“Ever tried. Ever failed. No matter. Try again. Fail again. Fail better.”- Samuel Beckett, Westward Ho!
There are relatively few writers who could examine the discourse of two humans from a seemingly third viewpoint quite like Beckett. Take for example the “thought” of Lucky in Waiting for Godot- there have been few writers in any language with the will or the idea to create an incredibly long and unintelligible sentence that still somehow stuck to the laws of the English language in the name of art. It is perhaps only natural that he would in turn be fascinated in the principles of lingual minimalism. The given phrase is not a real sentence or set of sentences in any academic sense- there is no given subject, and though it’s implied, this would likely get an F at the hands of any high school English teacher.
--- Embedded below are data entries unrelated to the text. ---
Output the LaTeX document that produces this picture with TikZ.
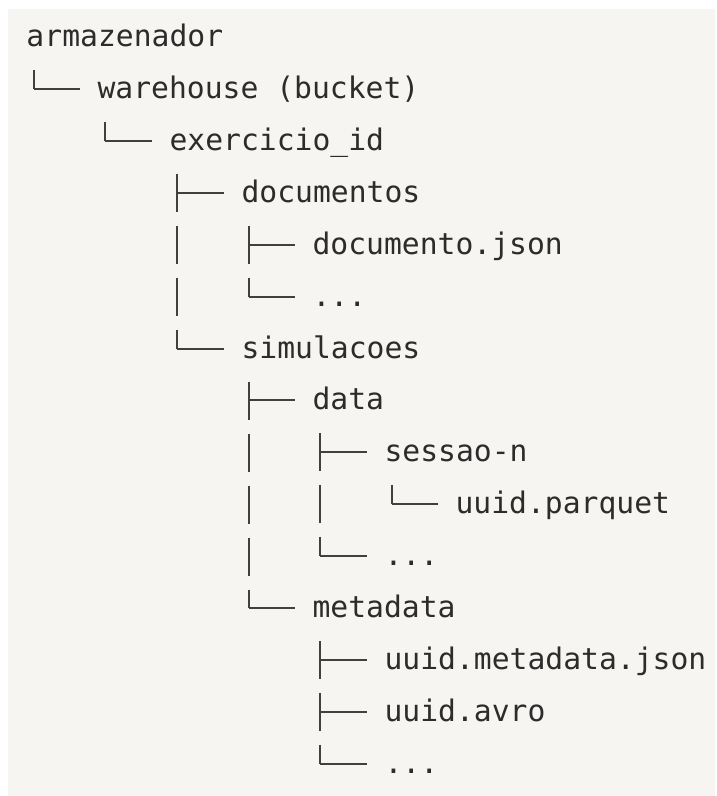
\documentclass[tikz,border=0pt]{standalone}
\usepackage{fontspec}
\setmonofont{DejaVu Sans Mono}
\definecolor{panel}{HTML}{F6F5F1}
\definecolor{ink}{HTML}{2C2C2C}
\definecolor{rule}{HTML}{404040}
\tikzset{
  entry/.style={anchor=west, inner sep=0pt, text height=19pt, text depth=0pt,
    text=ink, font=\ttfamily\fontsize{29.7}{30}\selectfont},
  stem/.style={draw=rule, line width=2pt, dash pattern=on 38pt off 13.9pt},
  arm/.style={draw=rule, line width=2pt},
}
% vertical trunk below a folder, down to its last child
\newcommand\trunk[2]{\draw[stem] ([xshift=7.7pt,yshift=-32.9pt]#1.west) -- ([xshift=7.7pt]#1.west |- #2.west);}
% horizontal arm from the trunk to one child
\newcommand\arm[2]{\draw[arm] ([xshift=7.7pt]#1.west |- #2.west) -- ([xshift=-17.6pt]#2.west);}
\begin{document}
\begin{tikzpicture}[x=1pt,y=-1pt]
  \useasboundingbox (0,0) rectangle (716,796);
  \fill[white] (0,0) rectangle (716,796);
  \fill[panel] (8,9) rectangle (715,796);

  % entries: column start x, row centre y
  \node[entry] (root)       at (26.3,37)   {armazenador};
  \node[entry] (warehouse)  at (97.3,89)   {warehouse (bucket)};
  \node[entry] (exercicio)  at (169.3,141) {exercicio\_id};
  \node[entry] (documentos) at (241.3,193) {documentos};
  \node[entry] (docjson)    at (312.3,245) {documento.json};
  \node[entry] (docmore)    at (312.3,297) {...};
  \node[entry] (simulacoes) at (241.3,349) {simulacoes};
  \node[entry] (data)       at (312.3,400) {data};
  \node[entry] (sessao)     at (384.3,452) {sessao-n};
  \node[entry] (parquet)    at (455.3,504) {uuid.parquet};
  \node[entry] (datamore)   at (384.3,556) {...};
  \node[entry] (metadata)   at (312.3,608) {metadata};
  \node[entry] (metajson)   at (384.3,660) {uuid.metadata.json};
  \node[entry] (avro)       at (384.3,712) {uuid.avro};
  \node[entry] (metamore)   at (384.3,764) {...};

  % tree lines
  \trunk{root}{warehouse}       \arm{root}{warehouse}
  \trunk{warehouse}{exercicio}  \arm{warehouse}{exercicio}
  \trunk{exercicio}{simulacoes}
  \arm{exercicio}{documentos}   \arm{exercicio}{simulacoes}
  \trunk{documentos}{docmore}
  \arm{documentos}{docjson}     \arm{documentos}{docmore}
  \trunk{simulacoes}{metadata}
  \arm{simulacoes}{data}        \arm{simulacoes}{metadata}
  \trunk{data}{datamore}
  \arm{data}{sessao}            \arm{data}{datamore}
  \trunk{sessao}{parquet}       \arm{sessao}{parquet}
  \trunk{metadata}{metamore}
  \arm{metadata}{metajson}      \arm{metadata}{avro}
  \arm{metadata}{metamore}
\end{tikzpicture}
\end{document}
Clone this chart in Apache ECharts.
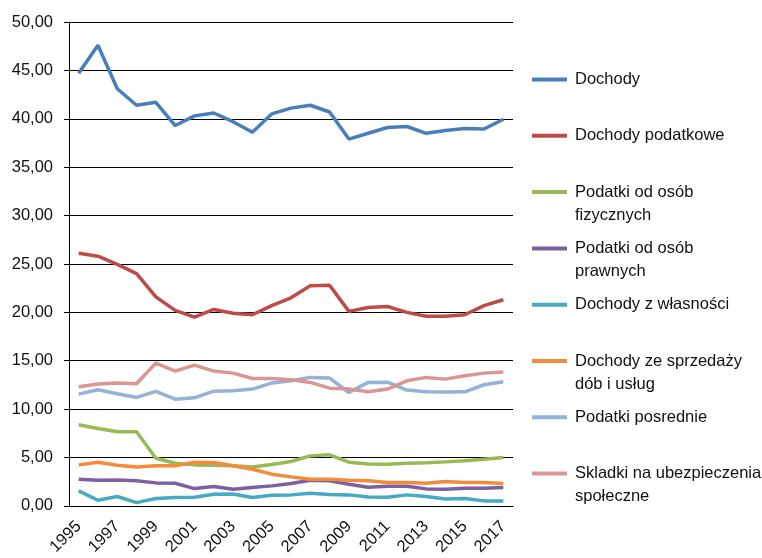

However, with an appreciation for the fact that you are allowed to “break the rules” makes us able to examine this from a higher perspective. The short, rapid burst phrases almost suggest a sort of mantra- a repeated phrase urging oneself to try again and “fail better.” The latter phrase is particularly interesting. It’s a logical contradiction at first glance- failing is inherently negative- but one sees the echos of a similar concept all across our common lexicon. Consider the classic proverb: “If at first you don’t succeed, try and try again.” All Beckett seems to be saying is a refinement on this concept- “No matter how many times you fail, what’s important is you improve on your failures and try again.”
The question is brought up of how does the punctuation effect this sentence. For examine, imagine we replaced all the periods with commas, and read it to yourself. It seems to come out a jumble of words- the clear stops given by the period help separate the disparate thoughts into a coherent series. Furthermore, following the suggestion of question marks just leaves a mildly manic sounding series of rapid fire questions. The punctuation here is purposeful and likely correct for Beckett’s purposes.
If we are to address the question of what his choice of sentence structure, or lack thereof, we ought to first put it in a more traditional format: ‘I ever tried and ever failed; no matter, I fail again and I fail better.” The one thing this lacks compared to Beckett’s version is a feeling of universality. Beckett’s phrase almost seems like both a personal statement and a piece of advice, he urges himself to “fail better” and at the same time seems to be telling you to do so. This is perhaps where the power of the statement comes from. And it does appear to be powerful- there’s at least one company named after the phrase.
Overall, Beckett urges us to follow a noble path: never surrendering in the face of adversity. In this day and age, it’s advice worth listening to.